Mas há espinhos a debelar. Este ano, a procura é bem superior à oferta. Desta vez, porém, não se equacionam os tradicionais problemas de escoamento dos produtos. As dificuldades surgem na origem, no castanheiro, assolado, nos últimos anos, por uma doença - a tinta -, que tem secado e obrigado ao abate de centenas de árvores.
Os produtores exigiram a intervenção no Ministério da Agricultura, mas a actuação governamental em nada melhorou a situação. "As árvores continuam a morrer porque a estratégia está errada.
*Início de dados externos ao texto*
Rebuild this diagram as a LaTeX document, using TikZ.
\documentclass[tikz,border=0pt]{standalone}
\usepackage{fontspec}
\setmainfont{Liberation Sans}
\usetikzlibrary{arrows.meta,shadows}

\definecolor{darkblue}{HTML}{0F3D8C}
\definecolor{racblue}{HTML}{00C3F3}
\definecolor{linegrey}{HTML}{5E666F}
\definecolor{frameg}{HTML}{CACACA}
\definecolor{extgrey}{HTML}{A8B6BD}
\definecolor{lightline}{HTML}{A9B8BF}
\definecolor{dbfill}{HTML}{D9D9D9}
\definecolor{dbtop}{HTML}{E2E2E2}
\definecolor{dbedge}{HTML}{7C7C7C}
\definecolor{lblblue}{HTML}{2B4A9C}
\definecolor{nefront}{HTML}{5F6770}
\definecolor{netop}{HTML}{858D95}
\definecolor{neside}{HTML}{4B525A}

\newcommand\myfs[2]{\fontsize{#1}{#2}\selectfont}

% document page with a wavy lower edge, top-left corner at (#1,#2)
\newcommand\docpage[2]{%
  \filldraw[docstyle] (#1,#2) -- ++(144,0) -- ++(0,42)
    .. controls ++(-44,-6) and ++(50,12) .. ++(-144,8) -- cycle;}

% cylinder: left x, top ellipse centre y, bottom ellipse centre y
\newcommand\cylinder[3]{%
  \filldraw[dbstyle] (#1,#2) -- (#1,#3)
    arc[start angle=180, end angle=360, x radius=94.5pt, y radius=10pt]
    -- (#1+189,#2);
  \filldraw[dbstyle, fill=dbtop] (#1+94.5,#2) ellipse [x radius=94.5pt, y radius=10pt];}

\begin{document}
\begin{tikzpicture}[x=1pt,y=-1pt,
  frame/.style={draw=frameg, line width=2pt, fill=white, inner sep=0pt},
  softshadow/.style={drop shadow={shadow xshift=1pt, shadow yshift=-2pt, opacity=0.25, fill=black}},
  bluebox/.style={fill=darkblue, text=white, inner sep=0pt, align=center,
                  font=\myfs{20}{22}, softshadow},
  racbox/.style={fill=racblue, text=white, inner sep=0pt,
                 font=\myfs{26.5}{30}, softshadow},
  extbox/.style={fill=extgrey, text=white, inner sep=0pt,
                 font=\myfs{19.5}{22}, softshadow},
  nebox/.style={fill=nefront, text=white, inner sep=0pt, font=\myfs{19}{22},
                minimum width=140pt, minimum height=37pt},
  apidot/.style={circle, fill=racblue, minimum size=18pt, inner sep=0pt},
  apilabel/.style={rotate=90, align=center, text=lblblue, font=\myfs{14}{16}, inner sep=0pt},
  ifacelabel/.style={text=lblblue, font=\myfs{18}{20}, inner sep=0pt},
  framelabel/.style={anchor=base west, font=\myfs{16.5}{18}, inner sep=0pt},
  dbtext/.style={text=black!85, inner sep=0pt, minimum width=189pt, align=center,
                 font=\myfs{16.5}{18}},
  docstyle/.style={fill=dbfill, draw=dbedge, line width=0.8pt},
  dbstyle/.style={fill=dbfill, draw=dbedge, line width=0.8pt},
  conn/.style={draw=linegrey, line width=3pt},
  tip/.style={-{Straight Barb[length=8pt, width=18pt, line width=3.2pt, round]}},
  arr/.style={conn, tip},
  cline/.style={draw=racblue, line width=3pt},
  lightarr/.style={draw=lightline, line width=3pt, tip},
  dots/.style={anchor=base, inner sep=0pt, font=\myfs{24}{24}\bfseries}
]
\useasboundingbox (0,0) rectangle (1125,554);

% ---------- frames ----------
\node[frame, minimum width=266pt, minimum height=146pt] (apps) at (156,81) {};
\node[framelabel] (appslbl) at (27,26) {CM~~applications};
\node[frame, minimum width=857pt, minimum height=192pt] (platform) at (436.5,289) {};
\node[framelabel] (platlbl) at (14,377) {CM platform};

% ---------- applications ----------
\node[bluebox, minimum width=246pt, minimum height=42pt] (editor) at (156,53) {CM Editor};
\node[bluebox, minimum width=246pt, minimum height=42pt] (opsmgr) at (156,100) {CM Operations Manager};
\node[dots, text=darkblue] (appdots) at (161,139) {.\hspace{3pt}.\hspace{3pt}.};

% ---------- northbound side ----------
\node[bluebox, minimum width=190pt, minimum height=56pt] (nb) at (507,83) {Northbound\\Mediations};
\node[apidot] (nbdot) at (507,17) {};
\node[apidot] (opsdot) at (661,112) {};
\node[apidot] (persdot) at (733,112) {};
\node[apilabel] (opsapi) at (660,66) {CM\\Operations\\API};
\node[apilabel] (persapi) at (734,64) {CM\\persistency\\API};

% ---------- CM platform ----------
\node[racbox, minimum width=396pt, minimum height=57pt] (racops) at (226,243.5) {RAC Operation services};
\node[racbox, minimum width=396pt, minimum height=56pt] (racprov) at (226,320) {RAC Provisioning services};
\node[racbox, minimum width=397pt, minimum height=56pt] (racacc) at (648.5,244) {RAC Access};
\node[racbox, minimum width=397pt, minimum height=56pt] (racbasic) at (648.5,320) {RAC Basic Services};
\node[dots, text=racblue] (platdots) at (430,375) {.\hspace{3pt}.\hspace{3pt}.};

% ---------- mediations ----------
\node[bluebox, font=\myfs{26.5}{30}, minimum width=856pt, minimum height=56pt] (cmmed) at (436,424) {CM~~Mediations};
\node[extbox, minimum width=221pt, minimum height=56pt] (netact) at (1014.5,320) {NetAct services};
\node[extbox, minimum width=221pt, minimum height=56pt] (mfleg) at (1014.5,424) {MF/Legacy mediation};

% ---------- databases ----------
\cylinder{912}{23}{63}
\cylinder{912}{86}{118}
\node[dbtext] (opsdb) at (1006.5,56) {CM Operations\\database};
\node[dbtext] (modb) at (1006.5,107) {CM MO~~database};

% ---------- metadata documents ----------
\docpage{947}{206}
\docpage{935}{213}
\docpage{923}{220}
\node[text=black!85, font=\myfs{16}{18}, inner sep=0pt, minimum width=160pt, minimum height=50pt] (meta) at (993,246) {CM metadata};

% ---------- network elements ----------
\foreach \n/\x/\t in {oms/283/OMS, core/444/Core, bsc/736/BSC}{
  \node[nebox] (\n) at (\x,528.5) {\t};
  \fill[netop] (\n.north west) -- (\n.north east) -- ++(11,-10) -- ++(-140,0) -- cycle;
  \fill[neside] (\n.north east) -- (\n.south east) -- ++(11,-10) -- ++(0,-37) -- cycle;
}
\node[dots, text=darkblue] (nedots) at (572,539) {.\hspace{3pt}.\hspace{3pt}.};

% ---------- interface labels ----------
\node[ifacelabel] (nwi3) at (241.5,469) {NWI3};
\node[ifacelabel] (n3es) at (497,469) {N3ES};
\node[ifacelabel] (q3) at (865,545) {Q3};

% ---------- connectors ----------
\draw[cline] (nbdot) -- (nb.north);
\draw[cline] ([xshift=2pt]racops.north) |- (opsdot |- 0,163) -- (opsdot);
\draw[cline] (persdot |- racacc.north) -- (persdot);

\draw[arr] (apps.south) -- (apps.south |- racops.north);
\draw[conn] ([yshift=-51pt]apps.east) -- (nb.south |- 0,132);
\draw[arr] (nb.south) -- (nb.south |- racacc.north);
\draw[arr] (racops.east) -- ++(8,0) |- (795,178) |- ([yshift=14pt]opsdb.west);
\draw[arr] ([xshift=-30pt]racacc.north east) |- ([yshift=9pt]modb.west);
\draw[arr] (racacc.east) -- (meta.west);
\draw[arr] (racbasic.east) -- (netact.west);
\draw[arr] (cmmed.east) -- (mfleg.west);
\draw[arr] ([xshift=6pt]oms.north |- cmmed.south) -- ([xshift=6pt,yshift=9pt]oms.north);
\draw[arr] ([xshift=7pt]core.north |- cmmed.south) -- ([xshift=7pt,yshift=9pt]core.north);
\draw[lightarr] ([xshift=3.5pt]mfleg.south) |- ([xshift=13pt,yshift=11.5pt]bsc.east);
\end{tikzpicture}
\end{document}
Em vez de os técnicos do ministério virem para o terreno tentar debelar a doença e preparar os agricultores para o combate à tinta, o Governo prefere plantar mais castanheiros, que saem dos viveiros já infectados", criticam.
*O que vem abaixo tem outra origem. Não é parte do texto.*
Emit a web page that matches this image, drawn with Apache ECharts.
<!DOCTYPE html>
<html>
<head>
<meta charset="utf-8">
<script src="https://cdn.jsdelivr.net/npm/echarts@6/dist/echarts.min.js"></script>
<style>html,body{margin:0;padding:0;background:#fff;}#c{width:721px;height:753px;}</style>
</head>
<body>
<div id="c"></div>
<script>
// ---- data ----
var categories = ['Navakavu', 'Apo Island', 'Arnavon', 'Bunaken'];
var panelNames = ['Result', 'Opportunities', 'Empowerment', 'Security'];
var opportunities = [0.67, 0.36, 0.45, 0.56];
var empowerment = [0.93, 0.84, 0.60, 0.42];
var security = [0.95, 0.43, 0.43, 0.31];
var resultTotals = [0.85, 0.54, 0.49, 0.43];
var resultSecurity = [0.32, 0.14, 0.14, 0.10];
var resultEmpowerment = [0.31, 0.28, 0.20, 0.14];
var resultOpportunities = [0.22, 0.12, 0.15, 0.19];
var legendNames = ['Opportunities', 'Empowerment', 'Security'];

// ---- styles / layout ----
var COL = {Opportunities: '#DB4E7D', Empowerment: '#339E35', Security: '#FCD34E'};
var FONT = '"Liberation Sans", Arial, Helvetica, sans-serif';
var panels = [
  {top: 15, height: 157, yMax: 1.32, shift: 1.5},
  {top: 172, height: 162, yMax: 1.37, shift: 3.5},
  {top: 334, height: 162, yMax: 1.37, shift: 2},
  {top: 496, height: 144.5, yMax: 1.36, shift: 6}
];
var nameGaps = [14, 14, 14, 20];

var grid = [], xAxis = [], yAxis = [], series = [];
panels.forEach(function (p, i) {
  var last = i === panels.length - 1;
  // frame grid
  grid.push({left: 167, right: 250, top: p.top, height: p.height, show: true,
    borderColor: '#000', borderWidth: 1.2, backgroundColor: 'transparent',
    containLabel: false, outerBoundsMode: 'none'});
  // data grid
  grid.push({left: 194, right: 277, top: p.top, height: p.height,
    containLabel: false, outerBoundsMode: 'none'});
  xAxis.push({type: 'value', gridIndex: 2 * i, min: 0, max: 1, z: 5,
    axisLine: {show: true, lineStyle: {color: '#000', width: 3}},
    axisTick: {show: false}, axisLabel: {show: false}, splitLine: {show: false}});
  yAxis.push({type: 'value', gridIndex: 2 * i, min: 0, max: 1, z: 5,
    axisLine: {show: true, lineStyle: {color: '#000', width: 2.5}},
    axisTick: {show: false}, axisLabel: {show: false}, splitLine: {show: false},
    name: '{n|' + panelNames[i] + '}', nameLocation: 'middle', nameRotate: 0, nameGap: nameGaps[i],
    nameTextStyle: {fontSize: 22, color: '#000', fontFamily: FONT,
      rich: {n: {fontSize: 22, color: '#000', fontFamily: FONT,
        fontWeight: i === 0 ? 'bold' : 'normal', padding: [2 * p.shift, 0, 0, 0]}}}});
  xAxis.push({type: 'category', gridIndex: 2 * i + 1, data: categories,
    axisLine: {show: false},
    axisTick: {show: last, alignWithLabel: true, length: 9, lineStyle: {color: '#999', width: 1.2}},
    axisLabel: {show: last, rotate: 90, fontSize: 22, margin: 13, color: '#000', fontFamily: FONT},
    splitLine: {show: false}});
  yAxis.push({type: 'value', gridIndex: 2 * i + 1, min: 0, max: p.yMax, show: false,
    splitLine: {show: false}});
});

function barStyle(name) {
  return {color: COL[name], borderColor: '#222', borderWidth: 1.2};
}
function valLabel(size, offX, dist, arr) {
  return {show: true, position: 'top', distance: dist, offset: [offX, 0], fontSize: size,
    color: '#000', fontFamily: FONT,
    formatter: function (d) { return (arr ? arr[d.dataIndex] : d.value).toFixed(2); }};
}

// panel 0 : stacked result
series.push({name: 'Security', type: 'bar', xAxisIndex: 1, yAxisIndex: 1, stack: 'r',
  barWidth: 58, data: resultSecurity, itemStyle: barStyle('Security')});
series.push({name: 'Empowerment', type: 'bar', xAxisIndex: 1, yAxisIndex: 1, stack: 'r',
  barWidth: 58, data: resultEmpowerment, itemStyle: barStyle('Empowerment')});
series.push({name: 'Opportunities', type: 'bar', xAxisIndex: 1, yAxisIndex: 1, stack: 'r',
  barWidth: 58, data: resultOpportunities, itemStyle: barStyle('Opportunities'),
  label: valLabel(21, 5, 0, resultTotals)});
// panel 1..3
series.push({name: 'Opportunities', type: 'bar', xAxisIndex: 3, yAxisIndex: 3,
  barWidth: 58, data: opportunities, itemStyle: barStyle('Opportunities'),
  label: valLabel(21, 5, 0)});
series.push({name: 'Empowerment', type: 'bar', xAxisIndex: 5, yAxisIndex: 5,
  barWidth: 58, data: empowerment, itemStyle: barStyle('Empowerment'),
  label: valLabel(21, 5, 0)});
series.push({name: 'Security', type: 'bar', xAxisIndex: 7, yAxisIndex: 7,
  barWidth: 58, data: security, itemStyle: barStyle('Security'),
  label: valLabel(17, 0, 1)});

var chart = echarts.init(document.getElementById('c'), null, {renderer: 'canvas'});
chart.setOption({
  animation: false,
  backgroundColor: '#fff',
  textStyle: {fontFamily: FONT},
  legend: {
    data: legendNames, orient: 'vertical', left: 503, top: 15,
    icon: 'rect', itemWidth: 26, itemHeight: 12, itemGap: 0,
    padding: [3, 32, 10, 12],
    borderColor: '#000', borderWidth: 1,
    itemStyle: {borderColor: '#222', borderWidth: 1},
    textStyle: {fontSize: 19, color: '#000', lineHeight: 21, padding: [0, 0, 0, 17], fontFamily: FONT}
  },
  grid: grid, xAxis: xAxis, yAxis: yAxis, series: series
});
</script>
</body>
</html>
Os produtores já não vão na conversa do dinheiro pelo dinheiro, mesmo que a fundo perdido. "Em vez de subsidiar o abate dos castanheiros, deviam comparticipar no tratamento da doença", defendem. "Há explorações reduzidas a um terço", avisam. Não espantam, portanto, as quebras na produção. Valha o facto de este ano a qualidade da castanha ser das melhores dos últimos tempos. As reivindicações não se ficam por aqui. Nos últimos dez anos, os produtores de castanhas de Bragança, Chaves e Valpaços obtinham os certificados de origem, fitossanitários e fitopatológicos nos serviços competentes do Ministério da Agricultura sedeados em Mirandela. Um local centralizado, que diminuía, consideravelmente, os custos burocráticos da actividade. Hoje, segundo denúncia dos produtores, o actual Governo decidiu dar um passo atrás, transferindo aqueles serviços para Vila Real. "Já reparou no dinheiro que gastámos para alugar um táxi para ir à pressa a Vila Real levantar os certificados?"
A vindima deste ano, estimada em cerca de seis milhões de hectolitros, faz advinhar um vinho de excelente qualidade. Mas, se o vinho é bom e se aconselha os mais "cautelosos" a guardarem algum deste precioso nectar, nem todas as regiões vitivinícolas tiveram a mesma sorte. Designadamente na zona dos verdes e dos vinhos do Douro o clima destruiu parte das vindimas, mas a produção situou-se na média do decénio, tal como previu o Instituto do Vinho e da Vinha.
Com a produção assegurou-se, e bem, as necessidades de consumo interno e assegurou-se a hipótese de satisfazer alguma da exportação para mercados de qualidade. Quanto à água-pé, por excelência a bebida de eleição em época de S. Martinho, cumpre-se a regra: em bom ano de vinho, tem-se sempre bom ano de água-pé.